Barbe-Bleue en Australie
DEUX SOEURS, PAR ELIZABETH HARROWER, TRADUIT DE L’ANGLAIS PAR PAULE GUIVARCH, RIVAGES, 336 P., 22,50 EUROS.
Oubliés le château, le soleil qui poudroie et l’herbe qui verdoie. Barbe-Bleue vit à Sydney et roule en jaguar. Du moins son avatar dans le roman d’Elizabeth Harrower (photo), transposition très libre du conte de Perrault dans l’Australie de l’après-guerre. Inédit en français, le livre fut un succès à sa sortie en 1966. Peu de temps après, son auteure s’éclipsait de la scène littéraire. La France a découvert cette Garbo des lettres australiennes, âgée aujourd’hui de 89 ans, l’an dernier seulement avec « Un certain monde », bijou d’acuité psychologique tout comme l’est « Deux Soeurs ». Par égoïsme pur, une femme abandonne ses filles à leur sort.
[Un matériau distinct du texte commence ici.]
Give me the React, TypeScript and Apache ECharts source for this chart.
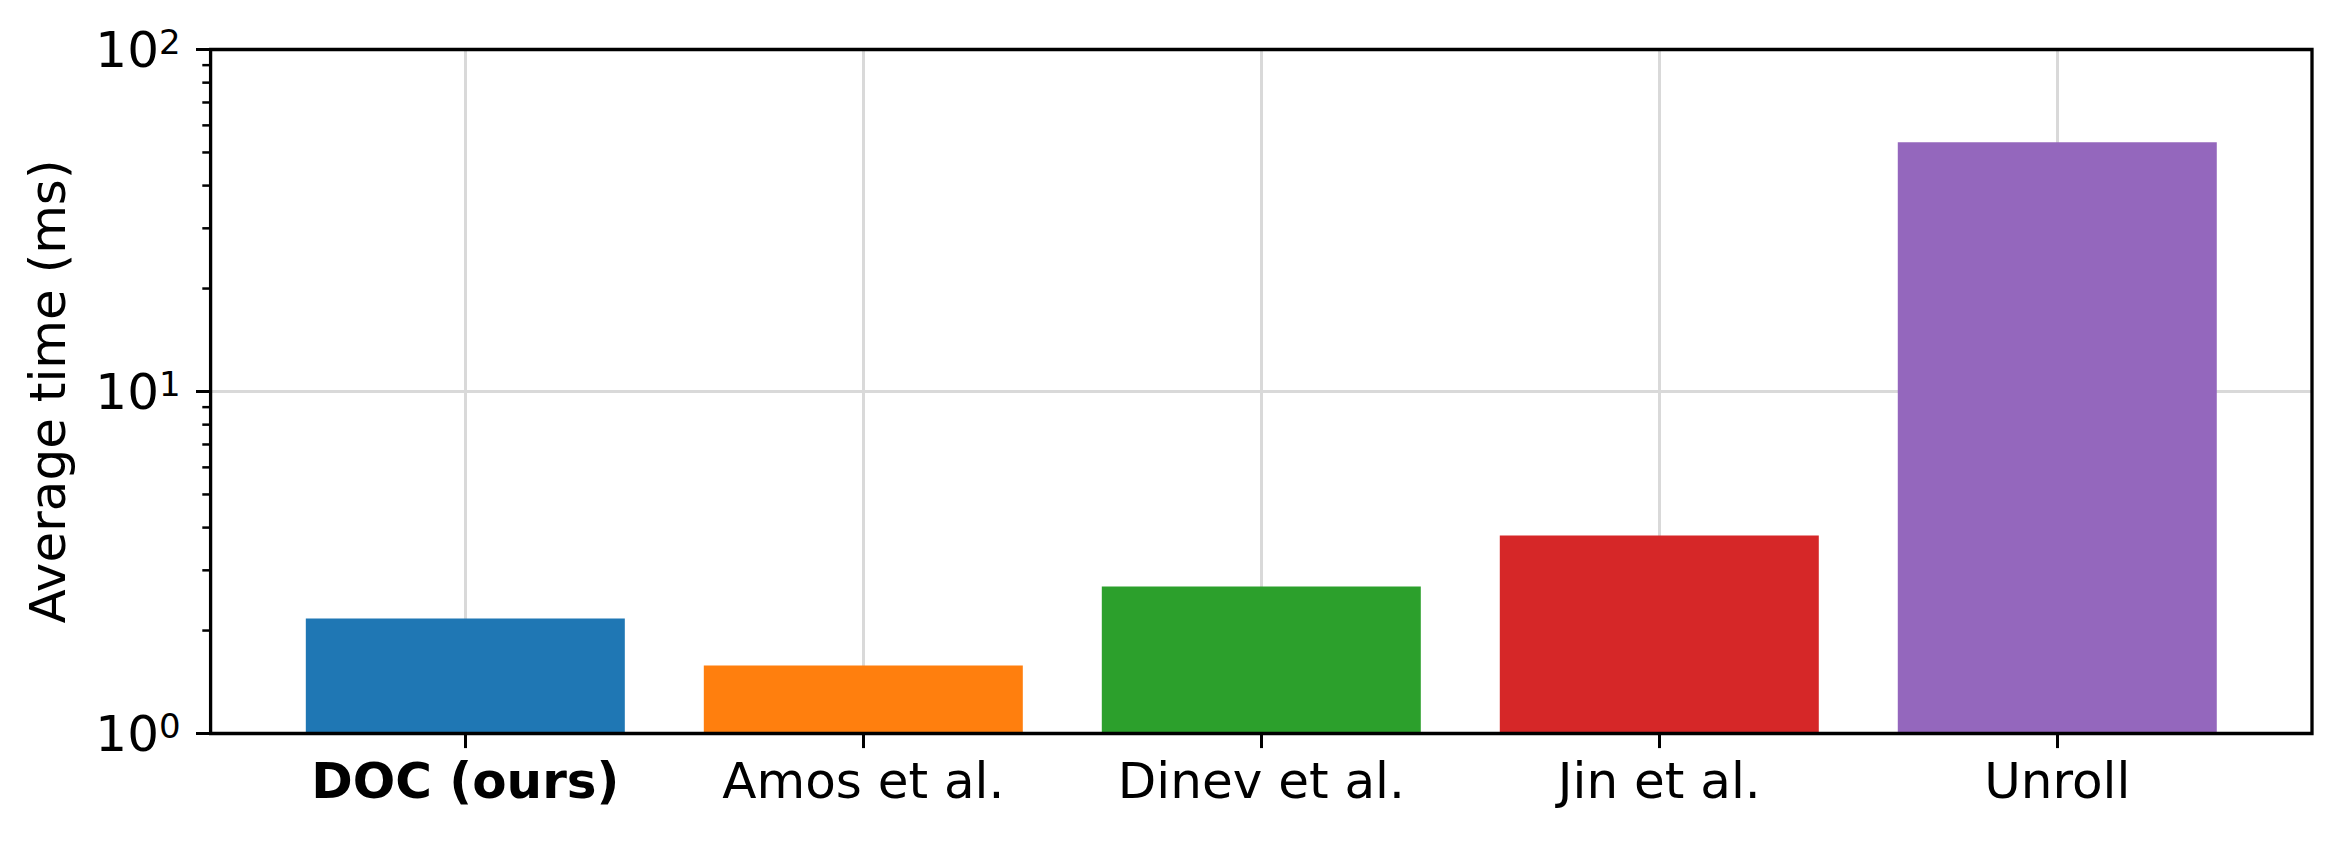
import React, { useEffect, useRef } from "react";
import * as echarts from "echarts";

const categories = ["DOC (ours)", "Amos et al.", "Dinev et al.", "Jin et al.", "Unroll"];
const values = [2.17, 1.58, 2.69, 3.79, 53.6];
const colors = ["#1f77b4", "#ff7f0e", "#2ca02c", "#d62728", "#9467bd"];
const yMinorTicks = [2, 3, 4, 5, 6, 7, 8, 9, 20, 30, 40, 50, 60, 70, 80, 90];
const yLabel = "Average time (ms)";

const W = 2342;
const H = 841;
const GL = 210.6;
const GT = 49.5;
const GW = 2312 - 210.6;
const GH = 733.5 - 49.5;
const FONT = "DejaVu Sans";

export default function App() {
  const ref = useRef<HTMLDivElement>(null);
  useEffect(() => {
    if (!ref.current) return;
    const chart = echarts.init(ref.current, undefined, { renderer: "svg" });
    const positions = categories.map((_, i) => i);
    chart.setOption({
      animation: false,
      backgroundColor: "#ffffff",
      grid: { left: GL, top: GT, width: GW, height: GH, containLabel: false },
      xAxis: {
        type: "value",
        min: -0.64,
        max: 4.64,
        axisLine: { show: false, onZero: false },
        axisTick: {
          show: true,
          customValues: positions,
          length: 14.6,
          lineStyle: { color: "#000", width: 3 },
        },
        axisLabel: {
          customValues: positions,
          margin: 22,
          fontFamily: FONT,
          fontSize: 50,
          color: "#000",
          formatter: (v: number) => {
            const i = Math.round(v);
            if (i < 0 || i >= categories.length || Math.abs(v - i) > 1e-6) return "";
            return i === 0 ? `{b|${categories[i]}}` : categories[i];
          },
          rich: { b: { fontWeight: "bold", fontFamily: FONT, fontSize: 50, color: "#000" } },
        },
        splitLine: { show: true, lineStyle: { color: "#d9d9d9", width: 3 } },
      },
      yAxis: {
        type: "log",
        logBase: 10,
        min: 1,
        max: 100,
        name: yLabel,
        nameLocation: "middle",
        nameRotate: 90,
        nameGap: 138,
        nameTextStyle: { fontFamily: FONT, fontSize: 50, color: "#000" },
        axisLine: { show: false, onZero: false },
        axisTick: { show: true, length: 14.6, lineStyle: { color: "#000", width: 3 } },
        axisLabel: {
          margin: 30,
          color: "#000",
          formatter: (v: number) => `{base|10}{sup|${Math.round(Math.log10(v))}}`,
          rich: {
            base: { fontFamily: FONT, fontSize: 50, lineHeight: 50, verticalAlign: "bottom", color: "#000" },
            sup: { fontFamily: FONT, fontSize: 34, lineHeight: 8, verticalAlign: "top", color: "#000" },
          },
        },
        splitLine: { show: true, lineStyle: { color: "#d9d9d9", width: 3 } },
        minorTick: { show: false },
      },
      graphic: [
        {
          type: "rect",
          z: 100,
          silent: true,
          shape: { x: GL, y: GT, width: GW, height: GH },
          style: { fill: "none", stroke: "#000", lineWidth: 3.3 },
        },
      ],
      series: [
        {
          type: "bar",
          barWidth: 319,
          z: 2,
          data: values.map((v, i) => ({ value: [positions[i], v], itemStyle: { color: colors[i] } })),
        },
        {
          type: "custom",
          silent: true,
          clip: false,
          z: 10,
          data: yMinorTicks.map((v) => [0, v]),
          renderItem: (params: any, api: any) => {
            const p = api.coord([api.value(0), api.value(1)]);
            const x0 = params.coordSys.x;
            return {
              type: "line",
              shape: { x1: x0 - 8.3, y1: p[1], x2: x0, y2: p[1] },
              style: { stroke: "#000", lineWidth: 2.5 },
            };
          },
        },
      ],
    });
    return () => chart.dispose();
  }, []);
  return (
    <div
      ref={ref}
      style={{ position: "fixed", left: 0, top: 0, width: W, height: H, background: "#fff" }}
    />
  );
}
L’aînée, Laura, se voit mariée à un certain Felix, entrepreneur louche mais fortuné ; Clare, la cadette, est confiée au jeune couple. Très vite, la demeure qui accueille le trio devient le théâtre d’un huis clos suprêmement toxique. Felix se révèle un tyran domestique violent et manipulateur. Tandis que Laura se soumet, Clare tente de résister. Une folie délétère contamine chaque scène, chaque phrase. Grâce à l’habileté retorse de Harrower, le lecteur se retrouve lui aussi prisonnier de cette nasse de névroses. Un thriller raffiné aux accents gothiques, à mi-chemin entre « Rebecca » de Daphné du Maurier et « Misery » de Stephen King.